I hope others who are in similar situations to ours will do the same.

If they chose to buy something, I hope they will try and buy it from a local company. Need a new refrigerator? Go to the local appliance store, not the local Best Buy. Want something new to hang on the wall? Support a local artist. Even if they do use the money simply for food, going to the local market will be a better use of the money then forking over to Costco or Wal-Mart. The reality is that local merchants and service providers can’t just issue more stock or take on a higher debt to survive this crisis, their debt is already up to their nostrils. They need butts walking through the door, ie,  the local community to survive.

My economics professor in college put it best. “Remember, when you buy from them, they can afford to buy from the guy across the street, who can then afford to buy from the guy across town, who then buys from your company and you get to keep your job”.

Besides, everybody ought to have a maid.

I was going to use the Nathan Lane Broadway version, but how could I resist Zero Mostel, Phil Silvers, and Jack Gilford. Bialystock, Bilko, and Cracker Jack. 

Shapiro Out

8 thoughts on “Thank You For Your Stimulating Gift

  1. we’ve done something similar in that we asked our (local, family-run business) cleaners not to come since last March, but we’ve been using our stimulus money to pay them anyway every 2 weeks. I’m psyched that we will all be fully vaccinated in a few weeks so they can resume their wondrous deeds.

    1. They are indeed wondrous deeds. In the past when we’ve had cleaning services, walking into the house on the days they would come was like walking into another world. Especially when our boys were young.

      1. my favorite is Fridays when i come home to a freshly cleaned house and a newly mown lawn!

  2. Besides, everybody ought to have a maid.
    I couldn’t agree more. Pay them at least $15/hr. ,

    1. By my calculations she will be making $33.00 per hour. Not only is that twice California minimum wage, it is above the calculated necessary income wage. My goal is to try and get her 40 hours of work a week by talking her up to friends and neighbors. But more important, I go with my grandfather’s adage: It’s better to have a business than a job.

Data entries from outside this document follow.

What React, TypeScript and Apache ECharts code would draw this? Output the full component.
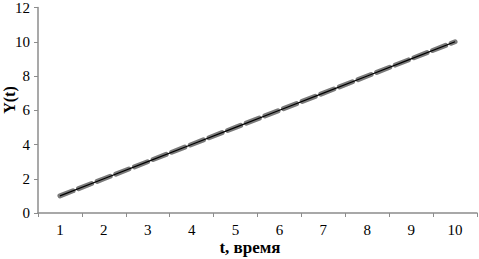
import React, { useEffect, useRef } from "react";
import * as echarts from "echarts";

const categories = ["1", "2", "3", "4", "5", "6", "7", "8", "9", "10"];
const seriesDashed = [1, 2, 3, 4, 5, 6, 7, 8, 9, 10];
const seriesSolid = [1, 2, 3, 4, 5, 6, 7, 8, 9, 10];
const yTitle = "Y(t)";
const xTitle = "t, время";

export default function App() {
  const ref = useRef<HTMLDivElement>(null);
  useEffect(() => {
    const chart = echarts.init(ref.current!, null, { renderer: "svg" });
    const font = "'Liberation Serif', 'Times New Roman', serif";
    chart.setOption({
      animation: false,
      grid: { left: 38, right: 2, top: 6, bottom: 46, containLabel: false },
      xAxis: {
        type: "category",
        data: categories,
        boundaryGap: true,
        axisLine: { show: true, lineStyle: { color: "#8c8c8c", width: 1.5 } },
        axisTick: { show: true, interval: 0, length: 4, lineStyle: { color: "#8c8c8c" } },
        axisLabel: { color: "#000", fontFamily: font, fontSize: 15, margin: 9 },
        splitLine: { show: false },
      },
      yAxis: {
        type: "value",
        min: 0,
        max: 12,
        interval: 2,
        axisLine: { show: true, lineStyle: { color: "#8c8c8c", width: 1.5 } },
        axisTick: { show: true, length: 4, lineStyle: { color: "#8c8c8c" } },
        axisLabel: { color: "#000", fontFamily: font, fontSize: 15, margin: 8 },
        splitLine: { show: false },
      },
      graphic: [
        {
          type: "text",
          x: 9,
          y: 100,
          rotation: Math.PI / 2,
          style: {
            text: yTitle,
            fontFamily: font,
            fontSize: 16,
            fontWeight: "bold",
            fill: "#000",
            align: "center",
            verticalAlign: "middle",
          },
        },
        {
          type: "text",
          x: 250,
          y: 247,
          style: {
            text: xTitle,
            fontFamily: font,
            fontSize: 17,
            fontWeight: "bold",
            fill: "#000",
            align: "center",
            verticalAlign: "middle",
          },
        },
      ],
      series: [
        {
          type: "line",
          data: seriesDashed,
          symbol: "none",
          lineStyle: { color: "#7a7a7a", width: 5, type: [14, 6], cap: "round" },
          z: 2,
        },
        {
          type: "line",
          data: seriesSolid,
          symbol: "none",
          lineStyle: { color: "#000", width: 1.2 },
          z: 3,
        },
      ],
    });
    return () => chart.dispose();
  }, []);
  return <div ref={ref} style={{ width: 479, height: 259, position: "absolute", left: 0, top: 0, background: "#fff" }} />;
}
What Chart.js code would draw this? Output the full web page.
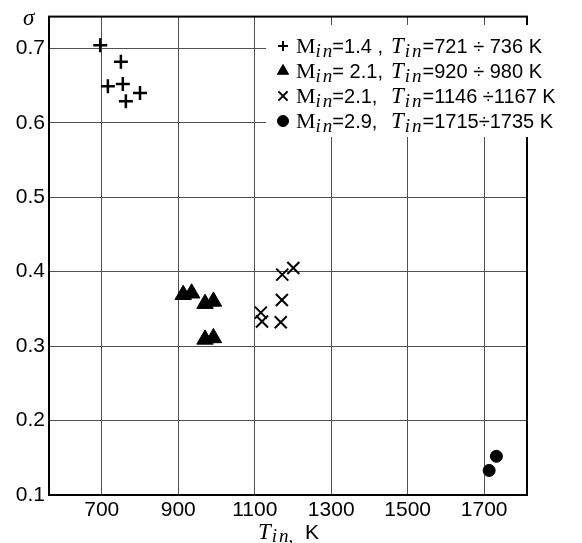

  3. I’m so with you on this.

    We’re not rich, but at my age I still work and we’re doin OK. I tip, now, at about 50%. I use services that I usta do myself. I provide a hand where I can. Not a lot, I know, but I sincerely feel that if we all do something, we will get over this quicker.

    In other news, I gotta say that as a tax payer, I am grateful that ‘Biden and the Checks’ are spending my tax dollars in this way. I’m glad that 72,000 college borrowers who were ripped off by their schools will skate on their debt. So I say thank you for these important pieces of executive action. But I don’t thank anybody for the tax dollars. I know whose tax dollars they are.

    Jussayin.

    1. Agreed. I’d rather have $1.9 trillion spent this way than on some warfare system that’s out of date the day it finally rolls out.
      Now if we can just get the super wealthy to pay their fare share….

  4. Ours went down with the Heater/central air that died on us and our so-called “home warranty” company weaseled out of replacing. $7 grand plus. At least it went to a local business.